Abstract:
A process for stabilizing a poled nonlinear optical media is disclosed and claimed. The inventive process includes the steps of heating a film of suitable polymer above its Tg, poling the film in an electric field and heat treating the medium while the field is maintained. Films so produced maintain their nonlinear optical activity over time at a much higher value than films that are not heat treated under the influence of an electric field.

Description:
CROSS REFERENCE TO RELATED APPLICATION 
     This application is a continuation-in-part of U.S. Ser. No. 07/540,403 now U.S. Pat. No. 5,053,168 of the same title, filed May 22, 1990 which in turn was a continuation of U.S. Ser. No. 07/181,751 filed Apr. 14, 1988 abandoned. The disclosure of the aforementioned application is hereby incorporated by reference. 
    
    
     BACKGROUND 
     It is known that organic and polymeric materials with large delocalized π--electron systems can exhibit nonlinear optical response, which in many cases is a much larger response than by inorganic substrates. 
     In addition, the properties of organic and polymeric materials can be varied to optimize other desirable properties, such as mechanical and thermoxidative stability and high laser damage threshold, with preservation of electronic interactions responsible for nonlinear optical effects. 
     For materials having second-order nonlinear optical response, it can be shown by theoretical considerations that a noncentrosymmetric macrostructure is required. Typically, the same is achieved by heating a thermoplastic polymer containing NLO active chromophores above its glass transition temperature and subjecting it to an electric field, then cooling it with the field still on so that the ordered structure is frozen into place. It has been found that a structure so produced can be stabilized over time by control of heating and cooling during this &#34;poling&#34; process by way of heat or pressure treatments. 

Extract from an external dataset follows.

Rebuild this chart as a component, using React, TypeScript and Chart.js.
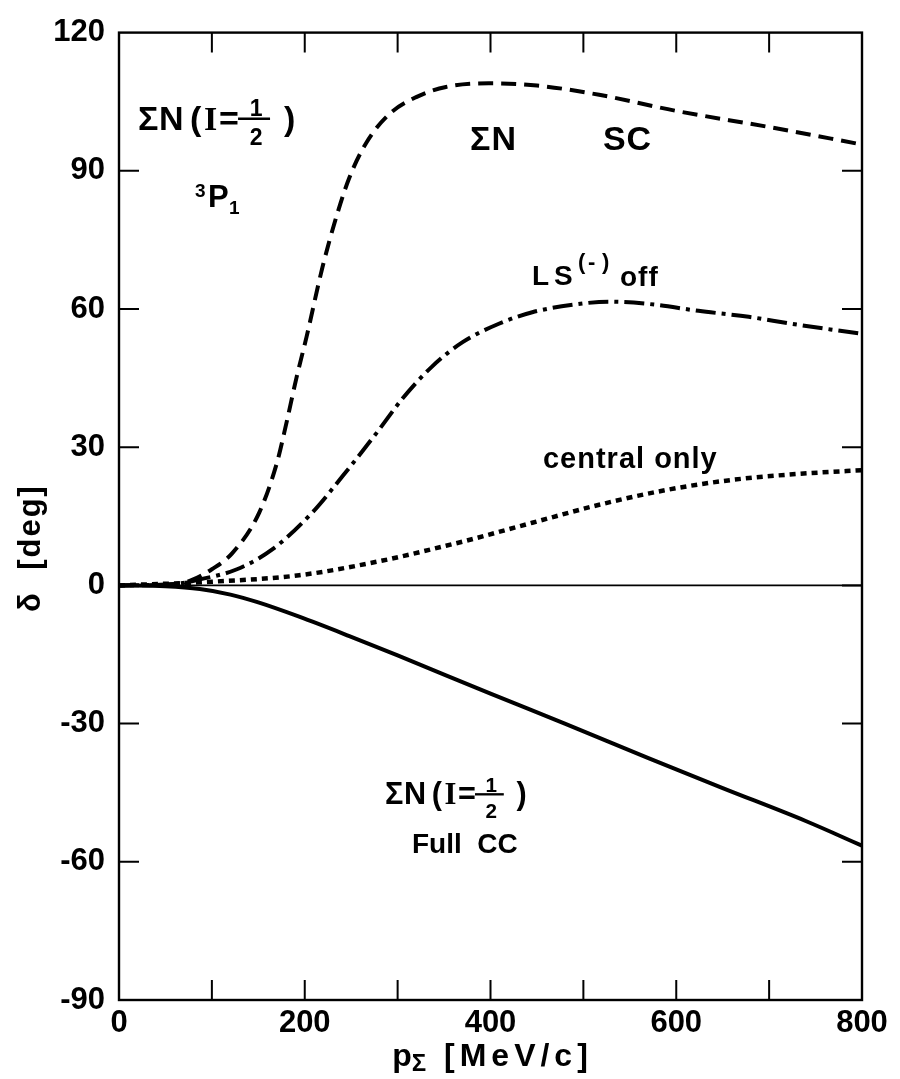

     SUMMARY OF INVENTION 
     The present invention is directed to a method of stabilizing a polymeric second order nonlinear optical medium over time by way of minimizing the free volume of the medium during the poling/cooling process described above. In one embodiment, pressure is applied during annealing to speed the procedure and provide additional stabilization. Pressures employed are from about 100 to about 10,000 atmospheres.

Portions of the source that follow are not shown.